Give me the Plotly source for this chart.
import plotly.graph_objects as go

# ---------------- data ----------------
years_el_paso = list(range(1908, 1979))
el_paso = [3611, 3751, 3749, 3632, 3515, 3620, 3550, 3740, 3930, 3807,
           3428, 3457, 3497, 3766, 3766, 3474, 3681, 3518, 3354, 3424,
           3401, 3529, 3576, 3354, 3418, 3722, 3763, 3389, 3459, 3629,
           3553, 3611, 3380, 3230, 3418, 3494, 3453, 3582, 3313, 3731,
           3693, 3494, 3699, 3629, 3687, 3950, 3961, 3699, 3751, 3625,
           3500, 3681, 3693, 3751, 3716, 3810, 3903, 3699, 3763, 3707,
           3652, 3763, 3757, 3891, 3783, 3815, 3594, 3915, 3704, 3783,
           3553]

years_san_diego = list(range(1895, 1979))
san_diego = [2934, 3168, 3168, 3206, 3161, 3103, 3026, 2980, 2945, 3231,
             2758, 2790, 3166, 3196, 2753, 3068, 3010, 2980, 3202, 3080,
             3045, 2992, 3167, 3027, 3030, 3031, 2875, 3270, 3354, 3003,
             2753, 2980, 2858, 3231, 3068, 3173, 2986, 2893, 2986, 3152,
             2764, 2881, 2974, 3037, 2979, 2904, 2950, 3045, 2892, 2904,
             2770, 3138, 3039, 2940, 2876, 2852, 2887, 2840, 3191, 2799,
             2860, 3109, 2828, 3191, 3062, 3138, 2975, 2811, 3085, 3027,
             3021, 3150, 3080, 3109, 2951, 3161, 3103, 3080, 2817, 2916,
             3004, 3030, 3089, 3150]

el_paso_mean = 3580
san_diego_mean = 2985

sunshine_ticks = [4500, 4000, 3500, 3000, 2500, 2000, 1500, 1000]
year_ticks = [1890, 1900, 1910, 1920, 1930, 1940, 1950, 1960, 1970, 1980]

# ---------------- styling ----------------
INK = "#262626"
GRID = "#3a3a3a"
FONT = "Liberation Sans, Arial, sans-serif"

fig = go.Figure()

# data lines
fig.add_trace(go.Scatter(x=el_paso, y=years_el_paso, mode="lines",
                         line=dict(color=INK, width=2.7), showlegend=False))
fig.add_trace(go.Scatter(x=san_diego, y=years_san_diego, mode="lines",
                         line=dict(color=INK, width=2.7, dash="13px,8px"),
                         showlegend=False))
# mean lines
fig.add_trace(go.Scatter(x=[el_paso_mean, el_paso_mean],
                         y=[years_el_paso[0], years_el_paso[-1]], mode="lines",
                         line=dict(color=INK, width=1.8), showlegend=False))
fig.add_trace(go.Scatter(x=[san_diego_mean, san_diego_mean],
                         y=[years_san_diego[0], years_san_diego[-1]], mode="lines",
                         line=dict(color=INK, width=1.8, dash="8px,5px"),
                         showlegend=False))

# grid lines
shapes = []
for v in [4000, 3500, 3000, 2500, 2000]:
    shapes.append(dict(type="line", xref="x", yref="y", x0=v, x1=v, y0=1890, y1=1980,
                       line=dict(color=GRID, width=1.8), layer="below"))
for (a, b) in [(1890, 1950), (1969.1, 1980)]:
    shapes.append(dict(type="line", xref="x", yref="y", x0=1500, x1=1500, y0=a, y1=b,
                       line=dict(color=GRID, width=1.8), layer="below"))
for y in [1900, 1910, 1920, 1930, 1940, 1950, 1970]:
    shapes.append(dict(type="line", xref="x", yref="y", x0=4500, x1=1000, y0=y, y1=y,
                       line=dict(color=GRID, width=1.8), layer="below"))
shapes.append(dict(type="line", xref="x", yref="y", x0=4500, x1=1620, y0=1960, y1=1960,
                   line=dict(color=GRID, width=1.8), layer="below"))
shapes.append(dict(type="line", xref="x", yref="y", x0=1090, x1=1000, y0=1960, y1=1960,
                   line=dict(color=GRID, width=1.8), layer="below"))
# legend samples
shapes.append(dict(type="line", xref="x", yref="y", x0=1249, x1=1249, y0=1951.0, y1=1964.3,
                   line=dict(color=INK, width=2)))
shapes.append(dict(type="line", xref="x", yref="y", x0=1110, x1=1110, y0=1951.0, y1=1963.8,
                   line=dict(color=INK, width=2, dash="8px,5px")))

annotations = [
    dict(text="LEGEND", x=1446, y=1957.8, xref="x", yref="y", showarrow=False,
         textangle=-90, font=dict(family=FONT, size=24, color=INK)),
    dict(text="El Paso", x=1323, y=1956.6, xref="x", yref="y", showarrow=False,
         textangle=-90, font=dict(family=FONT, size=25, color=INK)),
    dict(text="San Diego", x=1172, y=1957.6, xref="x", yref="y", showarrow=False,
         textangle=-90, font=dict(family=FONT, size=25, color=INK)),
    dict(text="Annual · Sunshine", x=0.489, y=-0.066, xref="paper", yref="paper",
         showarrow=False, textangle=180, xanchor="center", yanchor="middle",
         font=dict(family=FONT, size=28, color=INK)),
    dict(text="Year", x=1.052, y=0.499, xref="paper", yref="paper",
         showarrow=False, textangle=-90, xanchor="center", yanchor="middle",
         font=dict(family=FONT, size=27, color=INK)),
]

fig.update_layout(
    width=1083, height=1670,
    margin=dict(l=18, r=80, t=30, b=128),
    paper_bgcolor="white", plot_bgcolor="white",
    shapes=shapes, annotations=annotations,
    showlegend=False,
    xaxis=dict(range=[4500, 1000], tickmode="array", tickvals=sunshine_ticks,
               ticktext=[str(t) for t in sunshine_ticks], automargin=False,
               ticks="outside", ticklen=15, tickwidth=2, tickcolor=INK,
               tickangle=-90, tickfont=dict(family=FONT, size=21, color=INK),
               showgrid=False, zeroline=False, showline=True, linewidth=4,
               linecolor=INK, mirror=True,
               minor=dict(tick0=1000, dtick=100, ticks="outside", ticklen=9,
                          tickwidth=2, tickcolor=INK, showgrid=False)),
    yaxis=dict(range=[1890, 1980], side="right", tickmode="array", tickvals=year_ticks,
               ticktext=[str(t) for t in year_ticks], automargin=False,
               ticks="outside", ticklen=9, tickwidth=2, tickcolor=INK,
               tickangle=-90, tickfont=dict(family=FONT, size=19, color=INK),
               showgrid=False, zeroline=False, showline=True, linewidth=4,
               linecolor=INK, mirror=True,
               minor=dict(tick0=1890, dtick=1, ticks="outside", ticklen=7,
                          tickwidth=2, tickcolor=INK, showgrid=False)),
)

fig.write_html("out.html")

————————

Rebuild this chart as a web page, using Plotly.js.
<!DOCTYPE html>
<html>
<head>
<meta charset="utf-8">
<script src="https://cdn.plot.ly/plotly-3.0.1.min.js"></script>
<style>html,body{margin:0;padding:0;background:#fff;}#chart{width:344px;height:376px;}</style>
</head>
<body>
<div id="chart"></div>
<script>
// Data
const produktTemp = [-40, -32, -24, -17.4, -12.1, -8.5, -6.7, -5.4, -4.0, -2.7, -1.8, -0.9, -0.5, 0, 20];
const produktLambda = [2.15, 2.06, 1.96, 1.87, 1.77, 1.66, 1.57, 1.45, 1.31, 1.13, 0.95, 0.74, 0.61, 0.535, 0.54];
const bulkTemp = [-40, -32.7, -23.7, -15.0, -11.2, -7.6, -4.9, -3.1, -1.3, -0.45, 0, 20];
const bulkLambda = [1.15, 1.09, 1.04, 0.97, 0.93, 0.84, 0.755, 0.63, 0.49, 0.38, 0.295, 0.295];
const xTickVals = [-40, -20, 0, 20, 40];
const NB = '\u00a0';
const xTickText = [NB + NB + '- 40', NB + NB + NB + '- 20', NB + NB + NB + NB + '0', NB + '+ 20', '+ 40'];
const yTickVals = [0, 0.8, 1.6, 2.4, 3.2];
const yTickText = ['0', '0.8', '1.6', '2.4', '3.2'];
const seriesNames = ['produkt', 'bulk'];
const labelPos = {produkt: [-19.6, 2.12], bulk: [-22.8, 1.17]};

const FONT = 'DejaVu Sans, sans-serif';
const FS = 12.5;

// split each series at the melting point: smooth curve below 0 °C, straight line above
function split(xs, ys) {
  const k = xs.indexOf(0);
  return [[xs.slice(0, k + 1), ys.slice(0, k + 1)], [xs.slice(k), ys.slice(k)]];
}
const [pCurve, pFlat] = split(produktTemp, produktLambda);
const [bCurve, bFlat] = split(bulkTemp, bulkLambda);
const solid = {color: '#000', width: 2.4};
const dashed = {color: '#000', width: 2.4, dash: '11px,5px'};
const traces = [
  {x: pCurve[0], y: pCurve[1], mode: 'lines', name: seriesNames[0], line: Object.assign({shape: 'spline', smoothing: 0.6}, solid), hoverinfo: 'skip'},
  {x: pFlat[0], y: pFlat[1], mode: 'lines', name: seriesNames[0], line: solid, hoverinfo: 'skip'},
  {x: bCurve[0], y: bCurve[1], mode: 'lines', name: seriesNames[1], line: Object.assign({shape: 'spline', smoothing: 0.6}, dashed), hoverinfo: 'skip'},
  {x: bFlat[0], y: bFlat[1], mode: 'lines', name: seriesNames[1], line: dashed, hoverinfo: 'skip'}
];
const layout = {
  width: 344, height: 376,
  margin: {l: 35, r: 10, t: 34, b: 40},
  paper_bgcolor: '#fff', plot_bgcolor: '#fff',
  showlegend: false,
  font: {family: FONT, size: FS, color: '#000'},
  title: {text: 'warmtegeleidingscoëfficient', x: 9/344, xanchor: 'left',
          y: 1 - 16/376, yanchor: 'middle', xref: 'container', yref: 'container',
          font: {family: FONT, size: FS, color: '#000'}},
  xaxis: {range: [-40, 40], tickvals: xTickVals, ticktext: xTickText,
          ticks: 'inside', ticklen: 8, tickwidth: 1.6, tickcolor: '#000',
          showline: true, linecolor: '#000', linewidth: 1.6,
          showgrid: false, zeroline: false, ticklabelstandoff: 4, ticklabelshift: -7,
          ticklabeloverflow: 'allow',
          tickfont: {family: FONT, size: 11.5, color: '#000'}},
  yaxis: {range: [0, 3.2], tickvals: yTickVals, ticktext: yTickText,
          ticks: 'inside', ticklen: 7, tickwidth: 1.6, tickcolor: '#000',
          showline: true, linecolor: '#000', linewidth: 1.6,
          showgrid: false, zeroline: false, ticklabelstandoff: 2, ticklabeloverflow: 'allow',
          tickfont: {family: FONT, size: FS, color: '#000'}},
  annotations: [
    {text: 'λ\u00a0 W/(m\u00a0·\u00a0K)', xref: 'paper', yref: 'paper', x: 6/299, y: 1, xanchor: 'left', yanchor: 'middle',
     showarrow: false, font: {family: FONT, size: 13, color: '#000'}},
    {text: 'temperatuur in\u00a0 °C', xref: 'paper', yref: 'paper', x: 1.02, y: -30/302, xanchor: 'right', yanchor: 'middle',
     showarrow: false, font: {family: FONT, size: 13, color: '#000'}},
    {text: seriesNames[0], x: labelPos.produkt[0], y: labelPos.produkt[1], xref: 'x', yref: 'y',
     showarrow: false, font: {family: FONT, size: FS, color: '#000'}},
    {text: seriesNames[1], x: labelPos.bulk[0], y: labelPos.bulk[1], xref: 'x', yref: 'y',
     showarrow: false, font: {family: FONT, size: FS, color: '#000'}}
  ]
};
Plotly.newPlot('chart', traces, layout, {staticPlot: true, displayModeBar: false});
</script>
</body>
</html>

————————

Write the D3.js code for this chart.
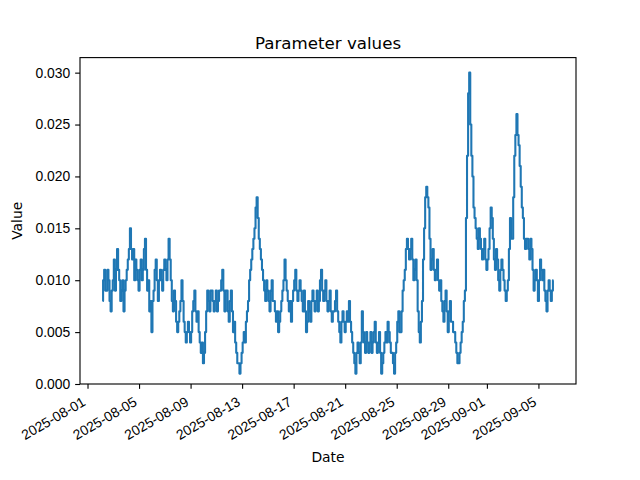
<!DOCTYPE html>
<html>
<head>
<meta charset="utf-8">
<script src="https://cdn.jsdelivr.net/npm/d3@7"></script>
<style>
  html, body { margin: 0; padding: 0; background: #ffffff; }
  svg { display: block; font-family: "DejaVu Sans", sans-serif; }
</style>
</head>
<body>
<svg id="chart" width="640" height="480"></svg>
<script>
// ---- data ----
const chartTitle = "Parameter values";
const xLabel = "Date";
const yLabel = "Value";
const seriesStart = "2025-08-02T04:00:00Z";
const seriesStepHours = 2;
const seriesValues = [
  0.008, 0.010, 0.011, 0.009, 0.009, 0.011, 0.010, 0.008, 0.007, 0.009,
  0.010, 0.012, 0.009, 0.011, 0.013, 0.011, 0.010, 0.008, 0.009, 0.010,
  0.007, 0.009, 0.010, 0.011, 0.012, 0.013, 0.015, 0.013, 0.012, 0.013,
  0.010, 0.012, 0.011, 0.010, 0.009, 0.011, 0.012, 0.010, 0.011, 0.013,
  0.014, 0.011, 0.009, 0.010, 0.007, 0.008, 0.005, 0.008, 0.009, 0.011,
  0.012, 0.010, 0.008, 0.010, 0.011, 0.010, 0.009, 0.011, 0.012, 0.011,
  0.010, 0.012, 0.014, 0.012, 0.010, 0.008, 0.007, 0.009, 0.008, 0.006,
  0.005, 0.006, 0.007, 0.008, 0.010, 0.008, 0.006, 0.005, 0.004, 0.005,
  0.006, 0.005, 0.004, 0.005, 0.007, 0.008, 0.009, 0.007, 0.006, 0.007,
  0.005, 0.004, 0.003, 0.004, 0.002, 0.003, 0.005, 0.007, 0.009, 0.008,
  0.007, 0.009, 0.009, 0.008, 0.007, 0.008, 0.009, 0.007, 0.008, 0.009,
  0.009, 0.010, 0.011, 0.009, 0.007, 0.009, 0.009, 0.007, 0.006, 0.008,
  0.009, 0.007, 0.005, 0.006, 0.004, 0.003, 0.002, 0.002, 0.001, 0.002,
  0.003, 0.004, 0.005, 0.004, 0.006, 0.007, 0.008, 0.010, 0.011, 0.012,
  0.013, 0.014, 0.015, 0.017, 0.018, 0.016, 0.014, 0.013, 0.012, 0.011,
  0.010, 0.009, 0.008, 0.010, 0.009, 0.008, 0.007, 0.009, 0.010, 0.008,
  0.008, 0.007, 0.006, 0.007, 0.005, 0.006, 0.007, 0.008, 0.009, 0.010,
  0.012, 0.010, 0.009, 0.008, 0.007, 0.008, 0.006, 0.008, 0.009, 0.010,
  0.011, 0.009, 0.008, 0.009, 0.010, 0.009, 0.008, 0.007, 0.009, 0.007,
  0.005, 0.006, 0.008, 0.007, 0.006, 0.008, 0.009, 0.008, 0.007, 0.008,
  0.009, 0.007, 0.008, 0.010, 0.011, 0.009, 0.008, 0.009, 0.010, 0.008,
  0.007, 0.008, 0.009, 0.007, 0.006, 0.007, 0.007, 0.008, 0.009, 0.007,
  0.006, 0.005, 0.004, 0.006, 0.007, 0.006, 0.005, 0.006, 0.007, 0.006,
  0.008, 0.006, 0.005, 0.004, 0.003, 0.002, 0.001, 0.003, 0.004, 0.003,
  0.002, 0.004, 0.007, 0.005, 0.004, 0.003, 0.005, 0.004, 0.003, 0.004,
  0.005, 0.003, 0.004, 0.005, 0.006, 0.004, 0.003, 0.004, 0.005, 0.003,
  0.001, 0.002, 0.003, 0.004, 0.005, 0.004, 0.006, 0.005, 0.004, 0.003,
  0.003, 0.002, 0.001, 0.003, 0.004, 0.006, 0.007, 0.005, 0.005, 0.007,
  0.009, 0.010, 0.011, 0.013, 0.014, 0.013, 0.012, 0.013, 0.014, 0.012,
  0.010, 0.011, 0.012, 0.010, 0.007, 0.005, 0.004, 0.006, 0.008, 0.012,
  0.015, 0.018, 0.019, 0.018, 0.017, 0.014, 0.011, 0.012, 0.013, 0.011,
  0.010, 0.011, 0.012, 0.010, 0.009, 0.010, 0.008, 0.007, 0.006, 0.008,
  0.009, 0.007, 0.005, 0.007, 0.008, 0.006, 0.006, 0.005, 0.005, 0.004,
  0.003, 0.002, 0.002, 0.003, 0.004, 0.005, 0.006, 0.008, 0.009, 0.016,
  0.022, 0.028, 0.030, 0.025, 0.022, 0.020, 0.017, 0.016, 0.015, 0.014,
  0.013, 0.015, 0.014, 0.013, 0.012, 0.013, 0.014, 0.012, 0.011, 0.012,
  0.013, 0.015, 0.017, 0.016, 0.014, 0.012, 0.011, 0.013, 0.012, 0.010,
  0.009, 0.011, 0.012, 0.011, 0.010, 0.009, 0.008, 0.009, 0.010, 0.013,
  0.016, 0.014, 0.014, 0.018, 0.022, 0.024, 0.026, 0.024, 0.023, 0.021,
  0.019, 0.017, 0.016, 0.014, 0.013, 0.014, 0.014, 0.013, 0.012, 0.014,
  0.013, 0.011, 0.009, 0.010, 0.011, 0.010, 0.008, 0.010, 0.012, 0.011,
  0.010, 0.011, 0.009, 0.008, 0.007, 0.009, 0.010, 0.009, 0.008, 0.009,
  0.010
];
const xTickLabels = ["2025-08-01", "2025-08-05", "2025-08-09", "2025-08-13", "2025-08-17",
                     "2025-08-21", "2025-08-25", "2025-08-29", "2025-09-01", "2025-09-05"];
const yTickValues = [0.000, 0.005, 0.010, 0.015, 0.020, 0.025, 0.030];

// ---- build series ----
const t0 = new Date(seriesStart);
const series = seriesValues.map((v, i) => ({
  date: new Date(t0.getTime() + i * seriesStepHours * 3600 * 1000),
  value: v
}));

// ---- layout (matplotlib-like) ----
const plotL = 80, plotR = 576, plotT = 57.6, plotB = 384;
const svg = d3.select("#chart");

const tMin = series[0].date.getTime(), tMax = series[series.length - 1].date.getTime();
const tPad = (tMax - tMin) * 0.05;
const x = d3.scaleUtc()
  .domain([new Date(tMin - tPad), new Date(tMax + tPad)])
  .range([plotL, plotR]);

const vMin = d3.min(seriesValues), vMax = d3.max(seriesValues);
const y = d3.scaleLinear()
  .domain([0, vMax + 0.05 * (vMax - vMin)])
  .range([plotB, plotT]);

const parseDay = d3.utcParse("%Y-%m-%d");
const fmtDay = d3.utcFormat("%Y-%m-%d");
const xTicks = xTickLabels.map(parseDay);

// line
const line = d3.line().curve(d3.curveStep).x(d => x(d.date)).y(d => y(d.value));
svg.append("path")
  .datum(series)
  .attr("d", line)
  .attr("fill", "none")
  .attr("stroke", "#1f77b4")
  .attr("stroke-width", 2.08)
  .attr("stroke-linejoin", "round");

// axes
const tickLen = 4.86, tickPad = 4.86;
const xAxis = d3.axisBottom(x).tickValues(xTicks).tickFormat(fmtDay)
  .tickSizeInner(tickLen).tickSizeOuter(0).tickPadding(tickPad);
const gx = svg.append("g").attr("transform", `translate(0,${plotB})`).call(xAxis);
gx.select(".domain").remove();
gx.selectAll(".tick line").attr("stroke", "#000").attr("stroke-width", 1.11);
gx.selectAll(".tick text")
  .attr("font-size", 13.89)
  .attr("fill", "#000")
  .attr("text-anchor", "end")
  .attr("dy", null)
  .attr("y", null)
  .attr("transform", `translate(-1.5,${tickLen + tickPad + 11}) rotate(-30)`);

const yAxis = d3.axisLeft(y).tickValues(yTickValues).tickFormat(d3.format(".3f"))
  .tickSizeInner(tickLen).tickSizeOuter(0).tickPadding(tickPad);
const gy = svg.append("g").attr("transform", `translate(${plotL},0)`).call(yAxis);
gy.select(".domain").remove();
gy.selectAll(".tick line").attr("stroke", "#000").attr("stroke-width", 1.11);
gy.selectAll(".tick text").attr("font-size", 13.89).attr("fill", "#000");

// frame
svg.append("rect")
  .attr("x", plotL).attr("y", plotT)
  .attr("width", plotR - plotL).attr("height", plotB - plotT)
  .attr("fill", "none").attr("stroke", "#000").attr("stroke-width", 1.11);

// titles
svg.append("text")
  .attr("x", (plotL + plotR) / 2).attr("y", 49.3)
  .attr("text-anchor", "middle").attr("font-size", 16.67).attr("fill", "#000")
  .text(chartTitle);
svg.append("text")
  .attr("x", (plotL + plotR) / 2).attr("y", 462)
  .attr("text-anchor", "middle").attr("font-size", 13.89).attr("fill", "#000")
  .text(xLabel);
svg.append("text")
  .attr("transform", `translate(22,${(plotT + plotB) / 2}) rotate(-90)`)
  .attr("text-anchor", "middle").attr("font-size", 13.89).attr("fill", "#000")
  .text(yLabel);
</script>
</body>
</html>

————————

• Task prompt: In the listing above, locate the line containing "Give me the Plotly source for this chart." and the line containing "fig = go.Figure()", then transcribe both and every line between them verbatim.

• Solution for this task:
Give me the Plotly source for this chart.
import plotly.graph_objects as go

# ---------------- data ----------------
years_el_paso = list(range(1908, 1979))
el_paso = [3611, 3751, 3749, 3632, 3515, 3620, 3550, 3740, 3930, 3807,
           3428, 3457, 3497, 3766, 3766, 3474, 3681, 3518, 3354, 3424,
           3401, 3529, 3576, 3354, 3418, 3722, 3763, 3389, 3459, 3629,
           3553, 3611, 3380, 3230, 3418, 3494, 3453, 3582, 3313, 3731,
           3693, 3494, 3699, 3629, 3687, 3950, 3961, 3699, 3751, 3625,
           3500, 3681, 3693, 3751, 3716, 3810, 3903, 3699, 3763, 3707,
           3652, 3763, 3757, 3891, 3783, 3815, 3594, 3915, 3704, 3783,
           3553]

years_san_diego = list(range(1895, 1979))
san_diego = [2934, 3168, 3168, 3206, 3161, 3103, 3026, 2980, 2945, 3231,
             2758, 2790, 3166, 3196, 2753, 3068, 3010, 2980, 3202, 3080,
             3045, 2992, 3167, 3027, 3030, 3031, 2875, 3270, 3354, 3003,
             2753, 2980, 2858, 3231, 3068, 3173, 2986, 2893, 2986, 3152,
             2764, 2881, 2974, 3037, 2979, 2904, 2950, 3045, 2892, 2904,
             2770, 3138, 3039, 2940, 2876, 2852, 2887, 2840, 3191, 2799,
             2860, 3109, 2828, 3191, 3062, 3138, 2975, 2811, 3085, 3027,
             3021, 3150, 3080, 3109, 2951, 3161, 3103, 3080, 2817, 2916,
             3004, 3030, 3089, 3150]

el_paso_mean = 3580
san_diego_mean = 2985

sunshine_ticks = [4500, 4000, 3500, 3000, 2500, 2000, 1500, 1000]
year_ticks = [1890, 1900, 1910, 1920, 1930, 1940, 1950, 1960, 1970, 1980]

# ---------------- styling ----------------
INK = "#262626"
GRID = "#3a3a3a"
FONT = "Liberation Sans, Arial, sans-serif"

fig = go.Figure()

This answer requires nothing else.